Well done for taking this one on and giving it a second chance of life when the rest of us probably wouldn't have =D>

Posted: Sun Sep 11, 2011 12:18 pm
by Dollywobbler
Thanks Ken.

Another thing I've got to do is find where all the engine oil is leaking from. What are the usual culprits with these engines? I'll have to give it a good gunk to clean it up and try and find where fresh oil is coming from. Not looking forward to that as it'll make a right mess...

Posted: Sun Sep 11, 2011 3:27 pm
by ken newbold
Rocker cover, camshaft seals, maybe crankshaft seals and possibly sump gasket.

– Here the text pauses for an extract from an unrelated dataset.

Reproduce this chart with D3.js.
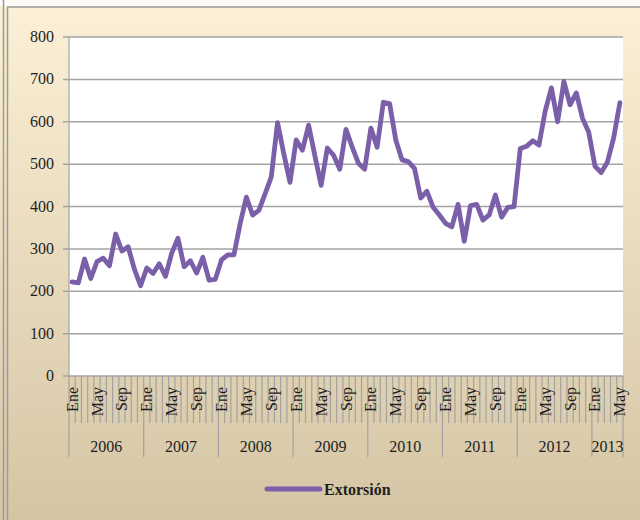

But like you say, first thing is to get it cleaned off so you can see. :)

Posted: Sun Sep 11, 2011 6:38 pm
by citsncycles
Feels somehow wrong driving around in something that looks so dreadful
I don't know what you mean - with the exception of the BX I've just sold, it looks a damn sight better than virtually anything I've driven the last few years :oops:. In fact when I first took my BX into work, with it's minor dings, big scratches in the paintwork, and pink front bumper, they didn't believe it was mine as it looked so good! The GS is several shades of green with gaffer tape holding the doors together, and that's an improvement on when I got it (at least it's all green now :lol: ). The Reliant I owned before that had a huge crack in the back door and had been brush painted with a yard broom by someone who thought masking was optional, and the less said about the Land Rover with it's moss covered flaky paint the better. The Dyane I used until the C posts fell out the body doesn't have a straight panel on it, a legacy of spending 35 years in London traffic!

Posted: Sun Sep 11, 2011 7:28 pm
by Dollywobbler
Ah-ha! Just worked out who you are Mike. The shabby GS was the giveway. Previous owner of a Warty estate too? (that's the make, not description)

Posted: Sun Sep 11, 2011 8:15 pm
by toddao
I think it looks alright. What did that car sticker used to say:

This car maybe old and rusty but it's in front of you.

Once you've got the ticket then it's a rolling resto rather than a resting resto!